Today's Sunday magazine (in the Sunday Star Times) has a story on dubstep, written by Grant Smithies (not online yet). "The dubstep divide" talks to a variety of folk, like producer Jay 'Bulletproof' Monds (who appears to have changed his surname to Roland, if Sunday mag is to be believed), Jeffrey Stothers of Southbound Distribution who has sold 5000 copies of Ministry of Sounds latest dubstep compilation, and a few folk from GeorgeFM, including radio DJ Thane Kirby. The latter expresses his deep dislike for dubstep in no uncertain terms.

"When the Maui gas pipeline blew out a while back, I said that was the reason there'd be no dubstep on air that day. Another time, I invited people to bring dubstep CDs to the station and we set fire to them in a big metal bin on the deck. People were overjoyed to have an opportunity to torch the stuff".

That reminded me of another radio DJ by the name of Steve Dahl. He had a huge hatred of disco (perhaps because he got fired when his previous employer switched to a disco format), and in 1979, organised a disco demolition rally. in Chicago.

It took place at half time at a baseball game and resulted in a riot, which led to the game being forfeited  The stadium had a capacity of 52,000 and apparently 90,000 people turned up, for a weekday game.

Nile Rodgers of Chic told the Independent in 2004 that the disco demolition rally "...felt to us like Nazi book-burning. This is America, the home of jazz and rock and people were now afraid even to say the word 'disco'. I remember thinking - we're not even a disco group."

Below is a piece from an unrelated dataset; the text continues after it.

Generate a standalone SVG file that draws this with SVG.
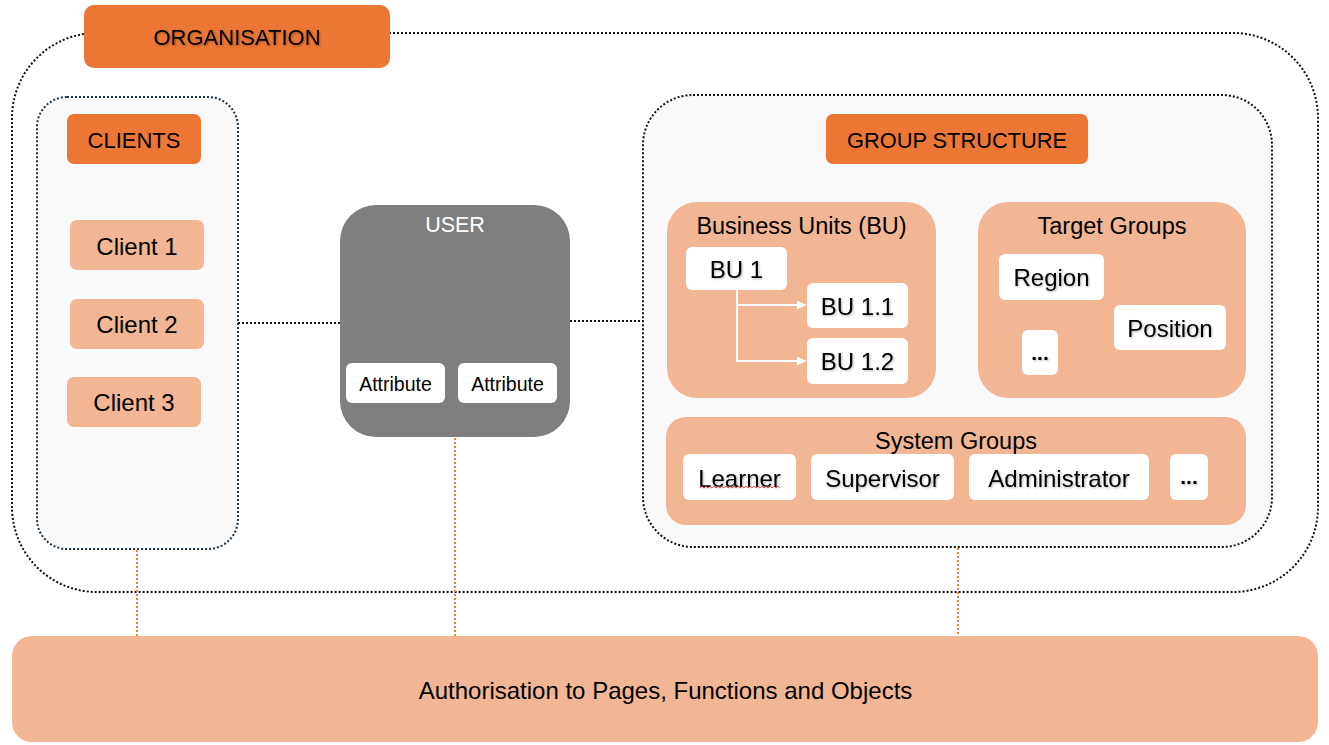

That  article also notes that "By the turn of 1979, the disco industry was estimated to be worth US$4bn, more, according to Bill Brewster and Frank Broughton's book Last Night A DJ Saved My Life..."





Read Panic at the anti-disco rally, written on the 30th anniversary of the riot, which says "Did you know that Nik Cohn's 1976 New York article "Tribal Rites of the New Saturday Night" -- the basis for Saturday Night Fever, and thus probably for everything you think you know about disco - was a fabrication? Instead of investigating the discotheques of America, the Brit writer conjured up a story inspired by his homeland's Mod subculture. So Saturday Night Fever is really Quadrophenia."

2 comments:

Peter Darlington said...

I remember punks mutant offspring "Oi" went through a Smash the Discos stage as well which always seemed a little uncomfortably anti gay and a bit racist.

Tim Beatson said...

Thane Kirby (at what, 30+ years of age?) seems remarkably in tune with 'the Kids', so much so that he appears to be able to read their minds, thus saving him the inconvenience of actually having to ask their opinion of the music they appear not to enjoy dancing awkwardly to and therefore allowing him to do what he does best: make crass generalisations that masquerade as 'informed opinion'.